** BEGIN STORED DATA **

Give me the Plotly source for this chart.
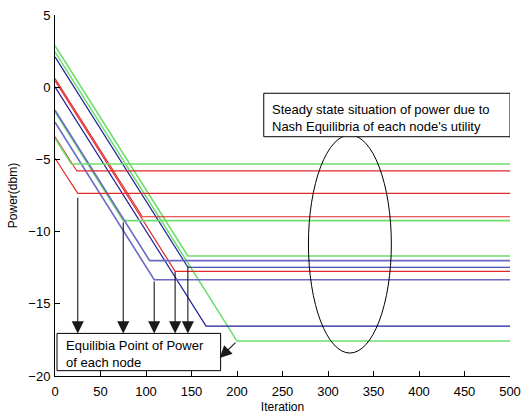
import plotly.graph_objects as go

# ---- data ----
start_power = [2.87, 2.45, 2.10, 0.60, 0.45, 0.03, -1.70, -1.60, -2.43, -3.43, -3.54, -4.92]
eq_iter = [146, 200, 146, 96, 132, 166, 75, 104, 109, 24, 18, 25]
steady_power = [-11.69, -17.58, -12.47, -8.97, -12.75, -16.54, -9.24, -12.01, -13.33, -5.80, -5.32, -7.35]
line_color = ["green", "green", "dblue", "red", "red", "dblue", "green", "lblue", "lblue", "red", "green", "red"]
last_iter = 500

arrow_x = [25, 75, 109, 132, 146]
arrow_tail_y = [-7.55, -9.25, -13.35, -12.7, -12.3]
arrow_tip_y = -17.05

palette = {"green": "#6ede6e", "red": "#e02a2a", "dblue": "#1e1e9a", "lblue": "#6a6ac6"}
widths = {"green": 1.6, "red": 1.2, "dblue": 1.2, "lblue": 1.6}

fig = go.Figure()
for p0, it, ps, c in zip(start_power, eq_iter, steady_power, line_color):
    fig.add_trace(go.Scatter(
        x=[0, it, last_iter], y=[p0, ps, ps], mode="lines",
        line=dict(color=palette[c], width=widths[c]), showlegend=False,
        hoverinfo="skip"))

FONT = "Liberation Sans, Arial, Helvetica, sans-serif"

shapes = [
    dict(type="circle", xref="x", yref="y", x0=278.5, x1=369.6, y0=-18.41, y1=-3.31,
         line=dict(color="black", width=1), layer="above"),
    dict(type="rect", xref="x", yref="y", x0=229.4, x1=500, y0=-3.43, y1=-0.42,
         line=dict(color="black", width=1), fillcolor="white", layer="above"),
    dict(type="rect", xref="x", yref="y", x0=2.2, x1=182, y0=-19.63, y1=-17.05,
         line=dict(color="black", width=1), fillcolor="white", layer="above"),
]

annotations = []
for ax_, ty in zip(arrow_x, arrow_tail_y):
    annotations.append(dict(
        x=ax_, y=arrow_tip_y, ax=ax_, ay=ty, xref="x", yref="y", axref="x", ayref="y",
        text="", showarrow=True, arrowhead=2, arrowsize=2.2, arrowwidth=1.1,
        arrowcolor="#1a1a1a"))
annotations.append(dict(
    x=181, y=-18.75, ax=200, ay=-17.58, xref="x", yref="y", axref="x", ayref="y",
    text="", showarrow=True, arrowhead=2, arrowsize=2.2, arrowwidth=1.1,
    arrowcolor="#1a1a1a"))
annotations.append(dict(
    x=9.5, y=-18.5, xref="x", yref="y", xanchor="left", yanchor="middle", align="left",
    text="Equilibia Point of Power<br>of each node", showarrow=False,
    font=dict(family=FONT, size=13, color="black")))
annotations.append(dict(
    x=236.5, y=-2.1, xref="x", yref="y", xanchor="left", yanchor="middle", align="left",
    text="Steady state situation of power due to<br>Nash Equilibria of each node's utility",
    showarrow=False, font=dict(family=FONT, size=13, color="black")))

fig.update_layout(
    width=522, height=414,
    margin=dict(l=55, r=12, t=15, b=38),
    paper_bgcolor="white", plot_bgcolor="white",
    font=dict(family=FONT, size=13, color="black"),
    shapes=shapes, annotations=annotations,
    xaxis=dict(range=[0, 500], tickvals=list(range(0, 501, 50)), showline=True,
               linecolor="black", linewidth=1, ticks="inside", ticklen=5,
               tickcolor="black", showgrid=False, zeroline=False, mirror=False,
               ticklabeloverflow="allow", ticklabelstandoff=3, automargin=False,
               title=dict(text="Iteration", font=dict(size=12), standoff=8),
               tickfont=dict(size=13)),
    yaxis=dict(range=[-20, 5], tickvals=[-20, -15, -10, -5, 0, 5], showline=True,
               linecolor="black", linewidth=1, ticks="inside", ticklen=5,
               tickcolor="black", showgrid=False, zeroline=False, mirror=False,
               ticklabelstandoff=1, automargin=False,
               title=dict(text="Power(dbm)", font=dict(size=12), standoff=8),
               tickfont=dict(size=13)),
)

fig.write_html("out.html")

** END STORED DATA **

**YOUR INSTRUCTIONS**
Reproduce every line of the material precisely, omitting its pictures.

**ANSWER FOR THIS EXERCISE**
Give me the Plotly source for this chart.
import plotly.graph_objects as go

# ---- data ----
start_power = [2.87, 2.45, 2.10, 0.60, 0.45, 0.03, -1.70, -1.60, -2.43, -3.43, -3.54, -4.92]
eq_iter = [146, 200, 146, 96, 132, 166, 75, 104, 109, 24, 18, 25]
steady_power = [-11.69, -17.58, -12.47, -8.97, -12.75, -16.54, -9.24, -12.01, -13.33, -5.80, -5.32, -7.35]
line_color = ["green", "green", "dblue", "red", "red", "dblue", "green", "lblue", "lblue", "red", "green", "red"]
last_iter = 500

arrow_x = [25, 75, 109, 132, 146]
arrow_tail_y = [-7.55, -9.25, -13.35, -12.7, -12.3]
arrow_tip_y = -17.05

palette = {"green": "#6ede6e", "red": "#e02a2a", "dblue": "#1e1e9a", "lblue": "#6a6ac6"}
widths = {"green": 1.6, "red": 1.2, "dblue": 1.2, "lblue": 1.6}

fig = go.Figure()
for p0, it, ps, c in zip(start_power, eq_iter, steady_power, line_color):
    fig.add_trace(go.Scatter(
        x=[0, it, last_iter], y=[p0, ps, ps], mode="lines",
        line=dict(color=palette[c], width=widths[c]), showlegend=False,
        hoverinfo="skip"))

FONT = "Liberation Sans, Arial, Helvetica, sans-serif"

shapes = [
    dict(type="circle", xref="x", yref="y", x0=278.5, x1=369.6, y0=-18.41, y1=-3.31,
         line=dict(color="black", width=1), layer="above"),
    dict(type="rect", xref="x", yref="y", x0=229.4, x1=500, y0=-3.43, y1=-0.42,
         line=dict(color="black", width=1), fillcolor="white", layer="above"),
    dict(type="rect", xref="x", yref="y", x0=2.2, x1=182, y0=-19.63, y1=-17.05,
         line=dict(color="black", width=1), fillcolor="white", layer="above"),
]

annotations = []
for ax_, ty in zip(arrow_x, arrow_tail_y):
    annotations.append(dict(
        x=ax_, y=arrow_tip_y, ax=ax_, ay=ty, xref="x", yref="y", axref="x", ayref="y",
        text="", showarrow=True, arrowhead=2, arrowsize=2.2, arrowwidth=1.1,
        arrowcolor="#1a1a1a"))
annotations.append(dict(
    x=181, y=-18.75, ax=200, ay=-17.58, xref="x", yref="y", axref="x", ayref="y",
    text="", showarrow=True, arrowhead=2, arrowsize=2.2, arrowwidth=1.1,
    arrowcolor="#1a1a1a"))
annotations.append(dict(
    x=9.5, y=-18.5, xref="x", yref="y", xanchor="left", yanchor="middle", align="left",
    text="Equilibia Point of Power<br>of each node", showarrow=False,
    font=dict(family=FONT, size=13, color="black")))
annotations.append(dict(
    x=236.5, y=-2.1, xref="x", yref="y", xanchor="left", yanchor="middle", align="left",
    text="Steady state situation of power due to<br>Nash Equilibria of each node's utility",
    showarrow=False, font=dict(family=FONT, size=13, color="black")))

fig.update_layout(
    width=522, height=414,
    margin=dict(l=55, r=12, t=15, b=38),
    paper_bgcolor="white", plot_bgcolor="white",
    font=dict(family=FONT, size=13, color="black"),
    shapes=shapes, annotations=annotations,
    xaxis=dict(range=[0, 500], tickvals=list(range(0, 501, 50)), showline=True,
               linecolor="black", linewidth=1, ticks="inside", ticklen=5,
               tickcolor="black", showgrid=False, zeroline=False, mirror=False,
               ticklabeloverflow="allow", ticklabelstandoff=3, automargin=False,
               title=dict(text="Iteration", font=dict(size=12), standoff=8),
               tickfont=dict(size=13)),
    yaxis=dict(range=[-20, 5], tickvals=[-20, -15, -10, -5, 0, 5], showline=True,
               linecolor="black", linewidth=1, ticks="inside", ticklen=5,
               tickcolor="black", showgrid=False, zeroline=False, mirror=False,
               ticklabelstandoff=1, automargin=False,
               title=dict(text="Power(dbm)", font=dict(size=12), standoff=8),
               tickfont=dict(size=13)),
)

fig.write_html("out.html")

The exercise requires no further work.